I love taking both Lucas and Iris out and them coming back just as covered in mud as each other, exploring sticks, leaves and mud together. It's something they've bonded over and Lucas teaches Iris about nature with knowledge he's learnt at forest school. It's such a wonderful thing. Especially as Brad and I love going for walks and going on bear hunts with the kids and finding new areas by heading of the path and seeing where it takes us.

Iris is now 16 months old, she's got a personality, she's toddling everywhere, well I say toddling she's walking everywhere and very confidently. She's full on and hilarious. She's speaking loads and making me laugh so much.

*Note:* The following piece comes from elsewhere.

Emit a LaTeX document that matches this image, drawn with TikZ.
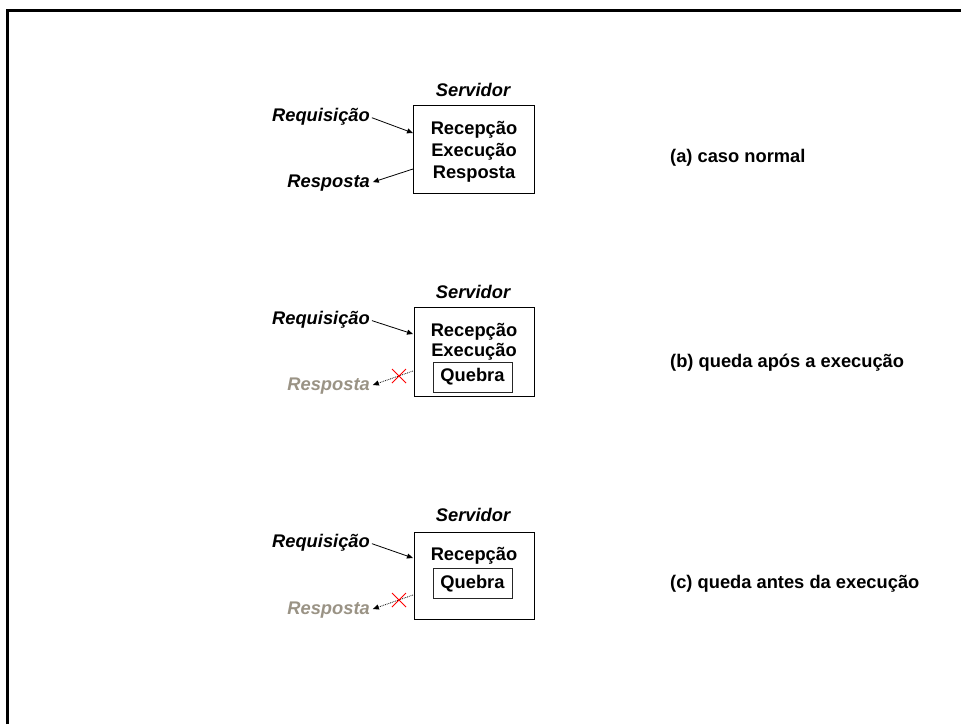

Something I never want to change is this, her love for mud and adventures. Of course if as she gets older SHE changes her mind then that's fine but I don't want her feeling like she has to because of society. I have to protect both the children from society as it is so why do we feel like we have to protect them from such a young age? She's one and already being subjected to stereotype comments.

Muddy knees on both Lucas and Iris is my favourite thing and usually a sign of a great adventure had by them both. Most adventures end up in a park and our favourites are Itchen Valley and Riverside as they're both in walking distance and hold some of our loveliest memories.

I will always allow my daughter to explore for life is about adventures and for as long as they're let us we'll put on our wellies and go and splash in muddy puddles. I am so excited for our adventures this year UK and further too.

In the words of Eleanor Roosevelt - "The purpose of life, after all, is to live it, to taste experience to the utmost, to reach out eagerly and without fear for a newer and richer experience."
This is exactly how I am planning on living life and teaching my children to do the same!